平野 孝行(ひらのたかゆき)
西松建設株式会社 土木事業本部 土木設計部(岐阜県出身)
(2018/5/31掲載)
災害廃棄物に関わったきっかけ
平成23年東北地方太平洋沖地震の津波災害により発生した多岐にわたる膨大な量の震災がれきを、大規模・広域での受入れ場所がないため従来型の枠組みで処理することが難しいことから、可能な限りの再資源化を図ることとなったことがきっかけです。
もっとも強く印象に残ったこと
平成7年兵庫県南部地震の時は東京にいてほとんど揺れを感じませんでしたが、阪神高速道路高架橋が横倒しになるなど土木構造物が壊滅的な被害を受けていたこと、地震発生3日目に神戸和田岬に上陸した時、避難所にいた小さな女の子が怯え切った眼をしていたことが今でも記憶から離れません。奇しくも東日本大震災でも3日目に仙台に入りましたが、神戸の時と違い建築物や土木構造物の被害がそれほど目立たないことの意外性の一方で、沿岸部では、津波によって何一つ原形を留めず津波堆積土砂に覆われた平地とがれきに覆いつくされてしまった住宅地とのコントラストが印象的でした。震災がれきの処理と再資源化を図ると言っても何から手を付けて良いのか途方にくれたものです。

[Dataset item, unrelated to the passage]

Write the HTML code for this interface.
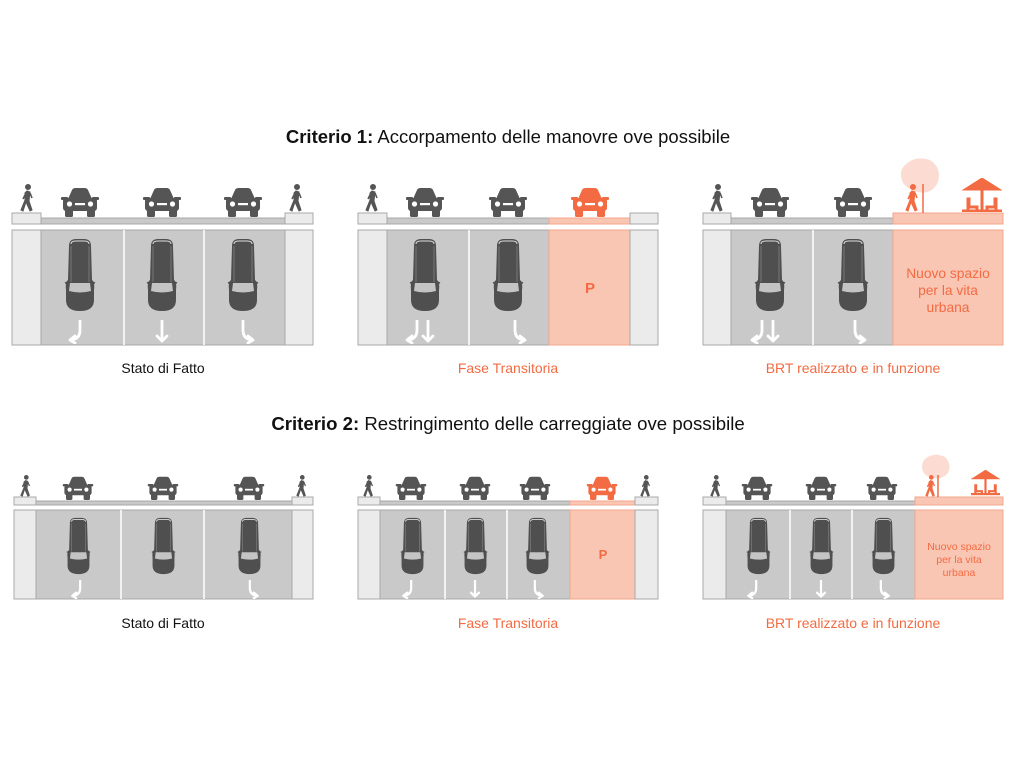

現在の災害廃棄物対策との関わりや今後取り組みたいこと
恒常的な課題となっている未利用資源の活用に向け、震災がれきの処分と有効利用の立場から開発・事業化された技術を応用し、資源循環型社会の構築の拠点形成の足掛かりとなることを目指した資源循環コンソーシアムに参加しています。今後これら未利用資源を地盤系建設材料として利用していくための情報の整理や技術開発などを通して、一層の資源循環社会の構築に携わっていきたいと考えています。
災害廃棄物対策に関して欲しい情報、共有したい情報
未利用資源を事業者に利用してもらうために、必要とされる情報(特性,排出量・場所・時期)を排出者側から収集すると共に、土と未利用資源を組み合わせた新しい改良土技術の環境安全上の課題の整理とその対応策の検討、並びに施工とのマッチングを考えた施工単価や工期の評価を行いたいと考えています。そのための情報の提供や共有を期待しています。
その他、災害廃棄物対策に関する思いなど
昨今頻発する豪雨災害や、巨大地震などのように自然災害の激甚化が進む中、平常時から資源循環による廃棄物利用の姿勢を保つことが災害時にも役に立つことになります。平常時から、安全・安心、かつ快適な社会システム構築のために、未利用資源や災害廃棄物の利用形態を考えるようにしていきたいと思います。